Noting that the situation is manageable, the Governor asserted that Sri Lanka does not have sufficient fiscal space to take any risk. “We don’t have any margin, we don’t have fiscal space, we don’t have any buffers on the external account — so we are kind of on the edge. There is absolutely no reason for us to go over the edge and for that we need to maintain the fiscal discipline that has begun to come in,” he stressed.

Justifying the degree of stabilisation that has taken place, Dr. Coomaraswamy said up to November 2017, for the first time since 1953 there has been a primary surplus in the Budget and this year they are expecting a surplus in the current account of the Budget for the first time since 1987.

“I am not sure how it is finally going to end up because we still haven’t seen the December numbers, but if you look at different areas on the fiscal side some of the structural problems, we maintained to pull though by staying to the course. The way we have been progressing over the last 18 months has been encouraging. The VAT reforms, the Inland Revenue Act were major achievements were important structural changes the Government undertook. I think they will help to give momentum to the revenue based fiscal consolidation that is essential for the economy,” he added. 

When the Inland Revenue Act begins to kick in after April, Dr. Coomaraswamy said, provided that there is no recourse to ‘populist’ policies, they are perhaps on the way to having better budgetary outcomes which will permeate through the system to deliver more sound macroeconomic fundamentals.

On the monetary side, he said they need to take an independent, data-driven view of what has to be done to interest rates. “We are building up the analytical and forecasting capability within the Central Bank to be able to do it in a proactive way. Overall there is a framework that has been put in place which I hope will be basis for more predictable, consistent monetary policy in going forward,” Dr. Coomaraswamy said.

However, the Governor asserted that they still don’t have sufficient room to relax monetary policy at the moment. 

As a reflection of the emerging stability, Dr. Coomaraswamy pointed out that Sri Lanka enjoyed a healthy inflow of non-debt creating foreign money coming to the account through the net inflow to the stock market, and net inflow to Government securities market. 

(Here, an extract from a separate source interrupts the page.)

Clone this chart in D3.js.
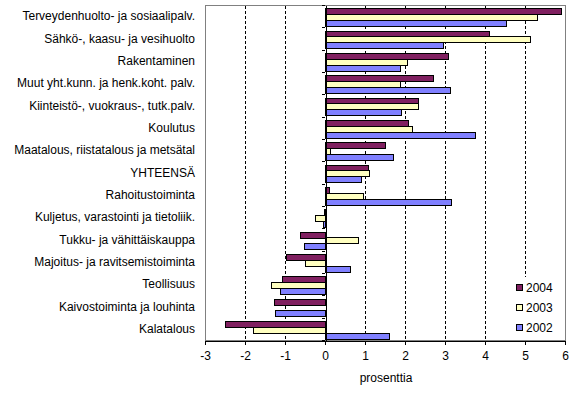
<!DOCTYPE html>
<meta charset="utf-8">
<head>
<title>prosenttia</title>
<style>
  body { margin: 0; background: #fff; }
  svg { display: block; font-family: Arial, "Liberation Sans", sans-serif; }
  .axis path, .axis line { fill: none; stroke: #000; shape-rendering: crispEdges; }
  .axis text { font-size: 12px; fill: #000; }
</style>
</head>
<body>
<script src="https://cdn.jsdelivr.net/npm/d3@7"></script>
<script>

// categories, top to bottom
var categories = [
  "Terveydenhuolto- ja sosiaalipalv.",
  "Sähkö-, kaasu- ja vesihuolto",
  "Rakentaminen",
  "Muut yht.kunn. ja henk.koht. palv.",
  "Kiinteistö-, vuokraus-, tutk.palv.",
  "Koulutus",
  "Maatalous, riistatalous ja metsätal",
  "YHTEENSÄ",
  "Rahoitustoiminta",
  "Kuljetus, varastointi ja tietoliik.",
  "Tukku- ja vähittäiskauppa",
  "Majoitus- ja ravitsemistoiminta",
  "Teollisuus",
  "Kaivostoiminta ja louhinta",
  "Kalatalous"
];

var series = ["2004", "2003", "2002"];

var v2004 = [5.89, 4.09, 3.08, 2.69, 2.33, 2.08, 1.49, 1.07, 0.09, -0.03, -0.62, -0.98, -1.08, -1.27, -2.49];
var v2003 = [5.31, 5.13, 2.06, 1.88, 2.33, 2.18, 0.13, 1.09, 0.96, -0.24, 0.82, -0.49, -1.34, 0, -1.79];
var v2002 = [4.52, 2.96, 1.88, 3.12, 1.91, 3.76, 1.69, 0.91, 3.14, -0.04, -0.52, 0.63, -1.12, -1.24, 1.61];

var xTicks = [-3, -2, -1, 0, 1, 2, 3, 4, 5, 6];

var colors = {"2004": "#802060", "2003": "#ffffc0", "2002": "#8080ff"};
var values = {"2004": v2004, "2003": v2003, "2002": v2002};

var width = 577, height = 394;
var plot = {left: 205, right: 565, top: 5, bottom: 340};

var svg = d3.select("body").append("svg")
    .attr("width", width)
    .attr("height", height);

var x = d3.scaleLinear().domain([-3, 6]).range([plot.left, plot.right]);

var y = d3.scaleBand().domain(categories).range([plot.top, plot.bottom]).padding(0);

var ys = d3.scaleBand().domain(series).range([3.3, 3.3 + 17.4]);

// plot area border
svg.append("rect")
    .attr("x", plot.left + 0.5)
    .attr("y", plot.top + 0.5)
    .attr("width", plot.right - plot.left)
    .attr("height", plot.bottom - plot.top)
    .attr("fill", "none")
    .attr("stroke", "#808080")
    .style("shape-rendering", "crispEdges");

// dashed gridlines
svg.append("g").selectAll("line")
    .data(xTicks.filter(function(d) { return d !== 0 && d !== -3 && d !== 6; }))
  .enter().append("line")
    .attr("x1", function(d) { return Math.round(x(d)) + 0.5; })
    .attr("x2", function(d) { return Math.round(x(d)) + 0.5; })
    .attr("y1", plot.top + 1)
    .attr("y2", plot.bottom)
    .attr("stroke", "#000")
    .attr("stroke-dasharray", "3,2")
    .style("shape-rendering", "crispEdges");

// bars
series.forEach(function(s) {
  svg.append("g").selectAll("rect")
      .data(values[s])
    .enter().append("rect")
      .attr("x", function(d) { return Math.round(x(Math.min(0, d))) + 0.5; })
      .attr("y", function(d, i) { return Math.round(y(categories[i]) + ys(s)) + 0.5; })
      .attr("width", function(d) { return Math.abs(Math.round(x(d)) - Math.round(x(0))); })
      .attr("height", Math.round(ys.bandwidth()))
      .attr("fill", colors[s])
      .attr("stroke", function(d) { return d === 0 ? "none" : "#000"; })
      .style("shape-rendering", "crispEdges");
});

// category axis at zero
var yAxis = d3.axisLeft(y).tickSize(0).tickFormat("");
svg.append("g")
    .attr("class", "axis")
    .attr("transform", "translate(" + (Math.round(x(0)) + 0.5) + ",0)")
    .call(yAxis);

svg.append("g").selectAll("line")
    .data(d3.range(categories.length + 1))
  .enter().append("line")
    .attr("x1", Math.round(x(0)) - 3)
    .attr("x2", Math.round(x(0)))
    .attr("y1", function(i) { return Math.round(plot.top + i * y.step()) + 0.5; })
    .attr("y2", function(i) { return Math.round(plot.top + i * y.step()) + 0.5; })
    .attr("stroke", "#000")
    .style("shape-rendering", "crispEdges");

// category labels
svg.append("g").selectAll("text")
    .data(categories)
  .enter().append("text")
    .attr("x", 195)
    .attr("y", function(d) { return y(d) + y.bandwidth() / 2; })
    .attr("dy", "0.35em")
    .attr("text-anchor", "end")
    .style("font-size", "12px")
    .text(function(d) { return d; });

// value axis (plain hyphen for negatives)
var xAxis = d3.axisBottom(x).tickValues(xTicks).tickSize(4).tickPadding(7).tickSizeOuter(0)
    .tickFormat(function(d) { return String(d); });
svg.append("g")
    .attr("class", "axis")
    .attr("transform", "translate(0," + (plot.bottom + 0.5) + ")")
    .call(xAxis);

svg.append("text")
    .attr("x", 386)
    .attr("y", 382)
    .attr("text-anchor", "middle")
    .style("font-size", "12px")
    .text("prosenttia");

// legend
var legend = svg.append("g");
legend.append("rect")
    .attr("x", 511).attr("y", 277).attr("width", 53).attr("height", 62)
    .attr("fill", "#fff");

var items = legend.selectAll("g.item")
    .data(series)
  .enter().append("g")
    .attr("transform", function(d, i) { return "translate(0," + (288 + i * 20) + ")"; });

items.append("rect")
    .attr("x", 516.5).attr("y", -3.5).attr("width", 6).attr("height", 6)
    .attr("fill", function(d) { return colors[d]; })
    .attr("stroke", "#000")
    .style("shape-rendering", "crispEdges");

items.append("text")
    .attr("x", 526)
    .attr("dy", "0.35em")
    .style("font-size", "12px")
    .text(function(d) { return d; });

</script>
</body>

He also added that according to the latest Central Bank biz outlook survey, for the first time, the indicator went above 100 for in the first quarter of this year after several quarters of negative readings, which seemed to indicate that the domestic business outlook was also improving. 

“Now clearly it is the responsibility of the Government to give a clear signal that they are going to have continuity and consistency in their policy approach. Hopefully they will do that in the coming days,” he quipped. 

Despite some changes of emphasis and focus, Dr. Coomaraswamy said the overall strategy is still going to be a growth model based on private investments. 

In summary, the Governor pointed that the Central Bank has put in place framework for fiscal policy, monetary policy, exchange rate policy, liability management and also in institutionalising them by trying to create legal frameworks as well.